Members comprise Guy Thomas (Chairman), Will Perry, Anthony King and David Montague. The Group Chair attends by invitation. The Chief Executive and other senior members of staff attend when required.
The Board governs through clearly mandated Board committees.
Each Board committee has specific written terms of reference which are approved annually by the Board and committee. Committee chairs report orally on the proceedings of their committees at the next following Board meeting and the minutes of all committee meetings are included in papers distributed to Board members in advance of the next Board meeting.
The Board and committees meet at regular intervals to cover all on-going business and ad hoc meetings are convened as necessary.

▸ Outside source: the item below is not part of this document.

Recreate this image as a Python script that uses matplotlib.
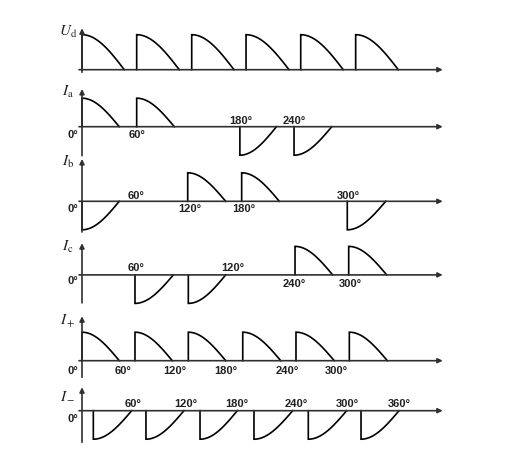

The Remuneration Committee is a non-executive committee of the Board with Gill Payne as Chair. The Remuneration Committee agrees policies on Group staff remuneration, terms and conditions including annual pay and bonus awards and any external benchmarking exercise of pay and benefits. It agrees the remuneration of the Chief Executive and executive Directors and makes recommendations to the board on the level of non-executive Directors’ fees. It also oversees the annual appraisals of the executive Directors. Members comprise Gill Payne (Chair), George Blunden, David Montague, and Shirley Smith. The Chief Executive and other senior members of staff attend when required.
The Nominations Committee meets as required to consider potential nominees to the Board, both executive and non-exeutive independent Directors. When required by the Board the Nominations Committee evaluates the balance of skills, experience, independence and knowledge on the Board and, in the light of this evaluation, prepares a description of the role and capabilities required for a particular appointment. The members of the Nominations Committee are Will Perry (Chair), Gill Payne, Peter Impey and Shirley Smith.